Directive: Take every line from the first down to the line with "plt.rcParams['axes.unicode_minus'] = False" and set it down exactly, without the pictures.

Data:
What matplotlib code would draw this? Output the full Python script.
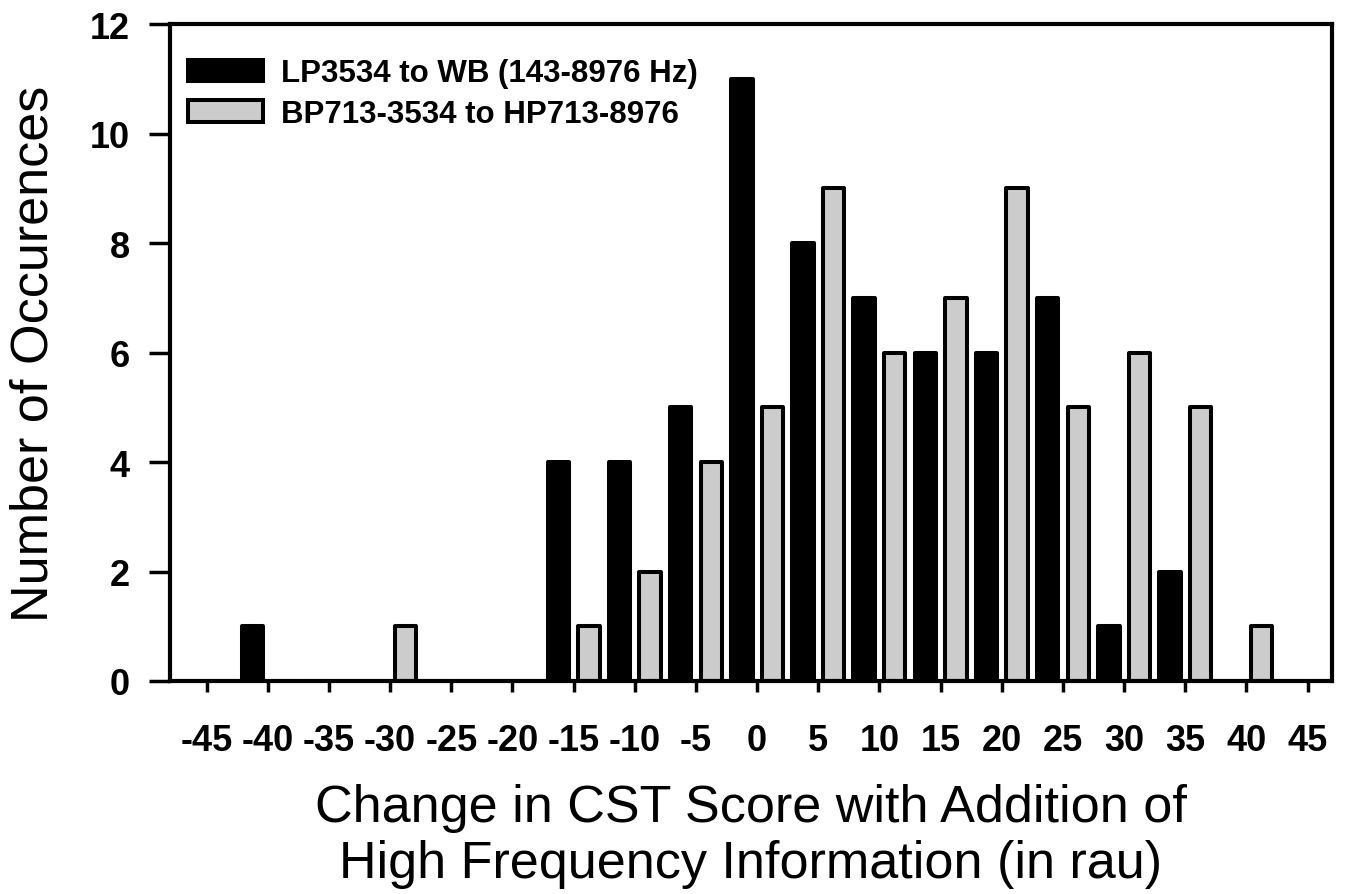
import matplotlib
matplotlib.use('Agg')
import matplotlib.pyplot as plt
import numpy as np

plt.rcParams['font.family'] = ['Liberation Sans', 'DejaVu Sans']
plt.rcParams['axes.unicode_minus'] = False

# bin centres (rau) and counts for both conditions
bins = [-45, -40, -35, -30, -25, -20, -15, -10, -5, 0, 5, 10, 15, 20, 25, 30, 35, 40, 45]
lp_wb = [0, 1, 0, 0, 0, 0, 4, 4, 5, 11, 8, 7, 6, 6, 7, 1, 2, 0, 0]
bp_hp = [0, 0, 0, 1, 0, 0, 1, 2, 4, 5, 9, 6, 7, 9, 5, 6, 5, 1, 0]
labels = ['LP3534 to WB (143-8976 Hz)', 'BP713-3534 to HP713-8976']

fig = plt.figure(figsize=(13.47, 8.95), dpi=100)
ax = fig.add_axes([0.1262, 0.238, 0.8627, 0.734])

x = np.array(bins, dtype=float)
w = 1.75
ax.bar(x - 1.25, lp_wb, width=w, color='black', edgecolor='black',
       linewidth=2.9, joinstyle='round', label=labels[0], zorder=2)
ax.bar(x + 1.25, bp_hp, width=w, color='#cccccc', edgecolor='black',
       linewidth=2.9, joinstyle='round', label=labels[1], zorder=2)

ax.set_xlim(-48, 47)
ax.set_ylim(0, 12)
ax.set_xticks(range(-45, 50, 5))
ax.set_yticks(range(0, 13, 2))

for s in ax.spines.values():
    s.set_linewidth(3)
ax.tick_params(axis='x', direction='out', length=8, width=2.5, pad=22, labelsize=26)
ax.tick_params(axis='y', direction='out', length=15, width=2.5, pad=14, labelsize=26)
for t in ax.get_xticklabels() + ax.get_yticklabels():
    t.set_fontweight('bold')

ax.set_ylabel('Number of Occurences', fontsize=37.5)
ax.yaxis.set_label_coords(-0.096, 0.5)
ax.set_xlabel('Change in CST Score with Addition of\nHigh Frequency Information (in rau)',
              fontsize=37.5, labelpad=18, linespacing=1.2)

# legend handles start just inside the left spine
leg = ax.legend(loc='upper left', frameon=False, prop={'size': 22.5, 'weight': 'bold'},
                handlelength=2.4, handleheight=0.7, handletextpad=0.6,
                labelspacing=0.35, borderaxespad=0, borderpad=0.3,
                bbox_to_anchor=(0.007, 0.962))

fig.savefig('out.png', dpi=100)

Exercise solution:
What matplotlib code would draw this? Output the full Python script.
import matplotlib
matplotlib.use('Agg')
import matplotlib.pyplot as plt
import numpy as np

plt.rcParams['font.family'] = ['Liberation Sans', 'DejaVu Sans']
plt.rcParams['axes.unicode_minus'] = False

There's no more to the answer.